> ENTRIES SHOWN

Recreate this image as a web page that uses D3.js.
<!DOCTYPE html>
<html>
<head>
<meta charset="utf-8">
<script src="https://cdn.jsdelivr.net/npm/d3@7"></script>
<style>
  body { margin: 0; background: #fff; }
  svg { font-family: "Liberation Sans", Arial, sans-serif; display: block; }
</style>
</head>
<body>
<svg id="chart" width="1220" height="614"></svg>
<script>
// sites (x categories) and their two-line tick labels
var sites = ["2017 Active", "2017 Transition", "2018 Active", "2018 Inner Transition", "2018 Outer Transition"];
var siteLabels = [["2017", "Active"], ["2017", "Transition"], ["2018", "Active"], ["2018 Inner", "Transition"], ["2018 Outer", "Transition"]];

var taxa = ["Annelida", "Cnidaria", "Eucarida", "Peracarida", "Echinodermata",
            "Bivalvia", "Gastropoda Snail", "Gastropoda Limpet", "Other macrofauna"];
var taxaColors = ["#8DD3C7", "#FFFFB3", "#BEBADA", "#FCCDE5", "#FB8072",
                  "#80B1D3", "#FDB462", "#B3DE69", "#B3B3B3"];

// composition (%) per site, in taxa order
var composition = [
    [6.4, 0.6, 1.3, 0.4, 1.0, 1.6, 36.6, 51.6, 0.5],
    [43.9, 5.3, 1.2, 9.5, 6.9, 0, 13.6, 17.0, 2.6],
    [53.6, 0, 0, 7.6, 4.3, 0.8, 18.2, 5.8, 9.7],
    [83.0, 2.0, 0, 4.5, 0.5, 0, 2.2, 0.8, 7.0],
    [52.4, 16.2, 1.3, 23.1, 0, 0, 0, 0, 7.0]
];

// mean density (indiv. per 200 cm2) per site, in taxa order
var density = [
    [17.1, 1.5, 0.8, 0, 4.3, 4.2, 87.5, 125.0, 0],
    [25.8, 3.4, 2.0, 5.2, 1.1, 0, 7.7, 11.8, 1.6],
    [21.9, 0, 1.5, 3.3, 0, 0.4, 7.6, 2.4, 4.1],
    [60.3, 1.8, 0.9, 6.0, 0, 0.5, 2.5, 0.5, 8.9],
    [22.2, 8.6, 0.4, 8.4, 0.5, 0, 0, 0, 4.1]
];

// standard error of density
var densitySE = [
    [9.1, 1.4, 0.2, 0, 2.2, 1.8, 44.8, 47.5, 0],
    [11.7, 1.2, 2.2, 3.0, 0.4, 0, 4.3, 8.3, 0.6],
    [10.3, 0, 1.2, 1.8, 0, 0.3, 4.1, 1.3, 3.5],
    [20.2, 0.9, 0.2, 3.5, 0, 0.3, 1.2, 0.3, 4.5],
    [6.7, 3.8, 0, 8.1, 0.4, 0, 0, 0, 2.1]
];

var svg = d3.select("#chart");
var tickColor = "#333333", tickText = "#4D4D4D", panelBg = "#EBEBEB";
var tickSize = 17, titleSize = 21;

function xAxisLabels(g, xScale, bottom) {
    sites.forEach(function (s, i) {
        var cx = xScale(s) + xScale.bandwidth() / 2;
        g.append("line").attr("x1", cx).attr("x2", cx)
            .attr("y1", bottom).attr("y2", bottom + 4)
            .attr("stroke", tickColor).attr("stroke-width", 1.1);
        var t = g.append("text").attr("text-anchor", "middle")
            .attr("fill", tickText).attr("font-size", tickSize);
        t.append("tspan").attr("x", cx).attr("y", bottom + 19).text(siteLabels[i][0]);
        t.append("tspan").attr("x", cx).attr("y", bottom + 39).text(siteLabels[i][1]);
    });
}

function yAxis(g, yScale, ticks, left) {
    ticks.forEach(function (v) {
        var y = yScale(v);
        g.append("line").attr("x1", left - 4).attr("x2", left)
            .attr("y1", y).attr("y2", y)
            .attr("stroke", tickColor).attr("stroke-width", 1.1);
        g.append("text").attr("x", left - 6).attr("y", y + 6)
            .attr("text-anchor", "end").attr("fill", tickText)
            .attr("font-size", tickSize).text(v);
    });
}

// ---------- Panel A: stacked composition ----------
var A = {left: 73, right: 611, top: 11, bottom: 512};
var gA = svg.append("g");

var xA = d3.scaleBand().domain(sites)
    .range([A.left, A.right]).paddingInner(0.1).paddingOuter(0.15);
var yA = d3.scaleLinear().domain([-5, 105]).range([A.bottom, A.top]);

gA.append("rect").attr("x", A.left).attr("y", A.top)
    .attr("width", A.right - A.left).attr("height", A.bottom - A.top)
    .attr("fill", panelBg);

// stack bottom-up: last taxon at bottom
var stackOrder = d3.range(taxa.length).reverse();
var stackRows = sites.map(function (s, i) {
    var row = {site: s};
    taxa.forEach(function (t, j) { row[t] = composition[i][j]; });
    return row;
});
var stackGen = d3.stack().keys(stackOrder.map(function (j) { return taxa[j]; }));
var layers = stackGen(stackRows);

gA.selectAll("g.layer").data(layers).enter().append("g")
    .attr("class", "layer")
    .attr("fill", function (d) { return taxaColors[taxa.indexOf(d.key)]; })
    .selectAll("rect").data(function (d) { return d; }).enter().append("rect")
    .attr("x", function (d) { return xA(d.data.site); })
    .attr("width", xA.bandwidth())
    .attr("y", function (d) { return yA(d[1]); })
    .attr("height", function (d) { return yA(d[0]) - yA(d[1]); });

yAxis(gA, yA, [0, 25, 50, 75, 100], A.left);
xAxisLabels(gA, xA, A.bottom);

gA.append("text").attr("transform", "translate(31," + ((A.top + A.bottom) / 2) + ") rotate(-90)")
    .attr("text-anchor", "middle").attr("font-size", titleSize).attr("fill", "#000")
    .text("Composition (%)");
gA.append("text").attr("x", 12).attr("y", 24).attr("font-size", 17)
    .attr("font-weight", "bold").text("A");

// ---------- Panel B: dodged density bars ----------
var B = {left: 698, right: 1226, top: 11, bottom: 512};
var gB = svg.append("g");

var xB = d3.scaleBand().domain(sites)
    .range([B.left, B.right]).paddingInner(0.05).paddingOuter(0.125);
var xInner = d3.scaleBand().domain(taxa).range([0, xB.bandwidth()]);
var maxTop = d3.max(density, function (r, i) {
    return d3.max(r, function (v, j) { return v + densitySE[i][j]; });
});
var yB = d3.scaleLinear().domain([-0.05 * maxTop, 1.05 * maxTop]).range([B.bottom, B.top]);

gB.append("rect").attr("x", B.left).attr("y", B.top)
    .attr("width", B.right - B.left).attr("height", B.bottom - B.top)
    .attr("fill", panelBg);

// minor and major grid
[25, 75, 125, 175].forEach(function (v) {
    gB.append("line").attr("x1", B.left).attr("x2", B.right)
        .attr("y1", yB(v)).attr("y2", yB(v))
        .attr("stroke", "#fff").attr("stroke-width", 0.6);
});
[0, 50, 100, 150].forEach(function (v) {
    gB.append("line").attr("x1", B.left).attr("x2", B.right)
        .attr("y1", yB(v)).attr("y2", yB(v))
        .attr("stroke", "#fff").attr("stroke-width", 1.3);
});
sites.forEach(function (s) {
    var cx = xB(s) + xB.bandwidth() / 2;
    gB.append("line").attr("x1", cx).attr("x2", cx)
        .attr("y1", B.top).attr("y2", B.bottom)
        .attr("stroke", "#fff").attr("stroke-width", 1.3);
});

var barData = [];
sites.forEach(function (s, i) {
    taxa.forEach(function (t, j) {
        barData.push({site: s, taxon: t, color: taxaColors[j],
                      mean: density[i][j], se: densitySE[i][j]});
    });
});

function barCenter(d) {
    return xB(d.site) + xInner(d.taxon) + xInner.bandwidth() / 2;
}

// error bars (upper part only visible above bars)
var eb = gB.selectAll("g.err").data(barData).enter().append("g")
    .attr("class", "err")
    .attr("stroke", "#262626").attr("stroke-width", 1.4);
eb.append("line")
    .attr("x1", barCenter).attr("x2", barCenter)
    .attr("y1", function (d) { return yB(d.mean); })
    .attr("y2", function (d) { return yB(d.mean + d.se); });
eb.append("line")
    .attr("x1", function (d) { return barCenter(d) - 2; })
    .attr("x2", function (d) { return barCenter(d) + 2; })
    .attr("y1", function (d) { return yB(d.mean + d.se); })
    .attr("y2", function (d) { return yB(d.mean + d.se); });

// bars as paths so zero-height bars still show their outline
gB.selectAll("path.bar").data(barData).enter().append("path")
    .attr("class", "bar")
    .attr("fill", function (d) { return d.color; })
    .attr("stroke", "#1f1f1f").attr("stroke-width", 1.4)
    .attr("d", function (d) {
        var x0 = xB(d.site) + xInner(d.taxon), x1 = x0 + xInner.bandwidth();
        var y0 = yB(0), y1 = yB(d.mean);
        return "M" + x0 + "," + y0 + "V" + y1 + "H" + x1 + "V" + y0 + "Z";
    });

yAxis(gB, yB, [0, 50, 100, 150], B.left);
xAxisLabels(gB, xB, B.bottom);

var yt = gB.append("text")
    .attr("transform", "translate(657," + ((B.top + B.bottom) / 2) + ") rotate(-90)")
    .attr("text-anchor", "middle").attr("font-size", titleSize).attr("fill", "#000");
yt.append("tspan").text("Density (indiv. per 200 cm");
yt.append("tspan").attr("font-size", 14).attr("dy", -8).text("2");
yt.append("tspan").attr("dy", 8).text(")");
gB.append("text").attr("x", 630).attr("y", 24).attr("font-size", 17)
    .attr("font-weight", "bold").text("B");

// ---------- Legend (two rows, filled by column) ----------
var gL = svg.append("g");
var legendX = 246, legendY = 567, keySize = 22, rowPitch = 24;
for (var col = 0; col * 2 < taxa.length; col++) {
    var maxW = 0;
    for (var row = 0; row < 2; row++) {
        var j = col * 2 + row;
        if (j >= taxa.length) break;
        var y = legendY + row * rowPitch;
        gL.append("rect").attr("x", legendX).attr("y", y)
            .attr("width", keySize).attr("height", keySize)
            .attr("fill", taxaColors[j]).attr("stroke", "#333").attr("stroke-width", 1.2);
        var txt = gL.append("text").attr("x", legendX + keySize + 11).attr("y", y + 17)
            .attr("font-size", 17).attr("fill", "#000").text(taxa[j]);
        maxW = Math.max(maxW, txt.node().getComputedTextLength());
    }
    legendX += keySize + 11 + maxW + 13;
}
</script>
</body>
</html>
==
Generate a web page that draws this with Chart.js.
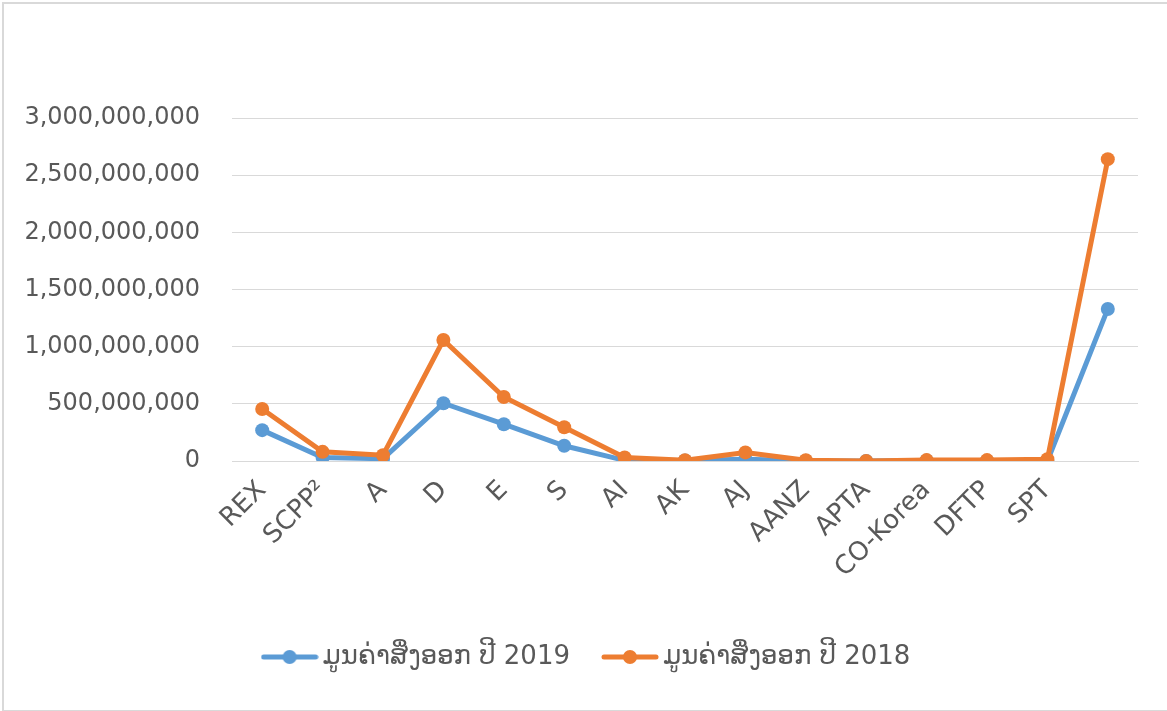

> WHAT IS BEING ASKED
Within the records above, how many lines include the word "this"? State the number by itself.

> RESULT OF THE EXERCISE
2